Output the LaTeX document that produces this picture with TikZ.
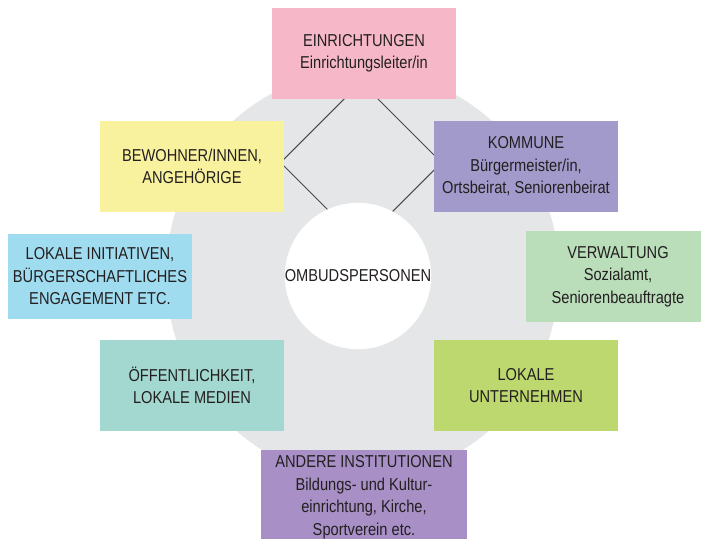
\documentclass[tikz,border=0pt]{standalone}
\usepackage{fontspec}
\setmainfont[FakeStretch=0.85]{Liberation Sans}
\usetikzlibrary{backgrounds}

\definecolor{txtgray}{HTML}{231F20}
\definecolor{linegray}{HTML}{4A4A4A}
\definecolor{ringgray}{HTML}{E5E6E8}
\definecolor{pinkbox}{HTML}{F6B8C8}
\definecolor{yellowbox}{HTML}{F8F19E}
\definecolor{violetbox}{HTML}{A19ACA}
\definecolor{bluebox}{HTML}{A0DCF0}
\definecolor{greenbox}{HTML}{BADDBA}
\definecolor{tealbox}{HTML}{A2D8D0}
\definecolor{limebox}{HTML}{BDD86E}
\definecolor{purplebox}{HTML}{A88FC6}

\begin{document}
\begin{tikzpicture}[box_node/.style={rectangle, minimum width=3.68cm, minimum height=1.82cm, inner sep=0, align=center, text=txtgray, font=\fontsize{9.8}{12.8}\selectfont},
  center_node/.style={circle, fill=white, minimum size=2.78cm, inner sep=0, text=txtgray, font=\fontsize{9.8}{12.8}\selectfont}]
    \useasboundingbox (0,0) rectangle (14.02,-10.76);
    \clip (0,0) rectangle (14.02,-10.76);

    \node[center_node] (0) at (7.16,-5.52) {OMBUDSPERSONEN};
    \node[box_node, fill=pinkbox] (1) at (7.28,-1.07) {EINRICHTUNGEN\\Einrichtungsleiter/in};
    \node[box_node, fill=violetbox] (2) at (10.52,-3.33) {KOMMUNE\\Bürgermeister/in,\\Ortsbeirat, Seniorenbeirat};
    \node[box_node, fill=greenbox] (3) at (12.36,-5.53) {VERWALTUNG\\Sozialamt,\\Seniorenbeauftragte};
    \node[box_node, fill=limebox] (4) at (10.52,-7.71) {LOKALE\\UNTERNEHMEN};
    \node[box_node, fill=purplebox, minimum width=4.12cm, minimum height=1.9cm] (5) at (7.28,-9.95) {ANDERE INSTITUTIONEN\\Bildungs- und Kultur-\\einrichtung, Kirche,\\Sportverein etc.};
    \node[box_node, fill=tealbox] (6) at (3.84,-7.71) {ÖFFENTLICHKEIT,\\LOKALE MEDIEN};
    \node[box_node, fill=bluebox, minimum height=1.7cm] (7) at (2.00,-5.53) {LOKALE INITIATIVEN,\\BÜRGERSCHAFTLICHES\\ENGAGEMENT ETC.};
    \node[box_node, fill=yellowbox] (8) at (3.84,-3.33) {BEWOHNER/INNEN,\\ANGEHÖRIGE};

    % ring and links behind the boxes
    \begin{pgfonlayer}{background}
    \fill[ringgray] (7.25,-5.49) ellipse (3.93 and 4.08);
    \coordinate (t) at (7.22,-1.64);
    \coordinate (l) at (5.61,-3.25);
    \coordinate (b) at (7.22,-4.86);
    \coordinate (r) at (8.83,-3.25);
    \draw[linegray, line width=0.6pt] (t) -- (l) -- (b) -- (r) -- cycle;
    \end{pgfonlayer}

\end{tikzpicture}
\end{document}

◆ ◆ ◆ ◆ ◆ ◆ ◆

_TASK DETAILS_: In the data above, please extract the lines from the first one through the line with "fill=yellowbox] (8) at", exactly, and keep pictures out.

_ANSWER TO THIS TASK_:
Output the LaTeX document that produces this picture with TikZ.
\documentclass[tikz,border=0pt]{standalone}
\usepackage{fontspec}
\setmainfont[FakeStretch=0.85]{Liberation Sans}
\usetikzlibrary{backgrounds}

\definecolor{txtgray}{HTML}{231F20}
\definecolor{linegray}{HTML}{4A4A4A}
\definecolor{ringgray}{HTML}{E5E6E8}
\definecolor{pinkbox}{HTML}{F6B8C8}
\definecolor{yellowbox}{HTML}{F8F19E}
\definecolor{violetbox}{HTML}{A19ACA}
\definecolor{bluebox}{HTML}{A0DCF0}
\definecolor{greenbox}{HTML}{BADDBA}
\definecolor{tealbox}{HTML}{A2D8D0}
\definecolor{limebox}{HTML}{BDD86E}
\definecolor{purplebox}{HTML}{A88FC6}

\begin{document}
\begin{tikzpicture}[box_node/.style={rectangle, minimum width=3.68cm, minimum height=1.82cm, inner sep=0, align=center, text=txtgray, font=\fontsize{9.8}{12.8}\selectfont},
  center_node/.style={circle, fill=white, minimum size=2.78cm, inner sep=0, text=txtgray, font=\fontsize{9.8}{12.8}\selectfont}]
    \useasboundingbox (0,0) rectangle (14.02,-10.76);
    \clip (0,0) rectangle (14.02,-10.76);

    \node[center_node] (0) at (7.16,-5.52) {OMBUDSPERSONEN};
    \node[box_node, fill=pinkbox] (1) at (7.28,-1.07) {EINRICHTUNGEN\\Einrichtungsleiter/in};
    \node[box_node, fill=violetbox] (2) at (10.52,-3.33) {KOMMUNE\\Bürgermeister/in,\\Ortsbeirat, Seniorenbeirat};
    \node[box_node, fill=greenbox] (3) at (12.36,-5.53) {VERWALTUNG\\Sozialamt,\\Seniorenbeauftragte};
    \node[box_node, fill=limebox] (4) at (10.52,-7.71) {LOKALE\\UNTERNEHMEN};
    \node[box_node, fill=purplebox, minimum width=4.12cm, minimum height=1.9cm] (5) at (7.28,-9.95) {ANDERE INSTITUTIONEN\\Bildungs- und Kultur-\\einrichtung, Kirche,\\Sportverein etc.};
    \node[box_node, fill=tealbox] (6) at (3.84,-7.71) {ÖFFENTLICHKEIT,\\LOKALE MEDIEN};
    \node[box_node, fill=bluebox, minimum height=1.7cm] (7) at (2.00,-5.53) {LOKALE INITIATIVEN,\\BÜRGERSCHAFTLICHES\\ENGAGEMENT ETC.};
    \node[box_node, fill=yellowbox] (8) at (3.84,-3.33) {BEWOHNER/INNEN,\\ANGEHÖRIGE};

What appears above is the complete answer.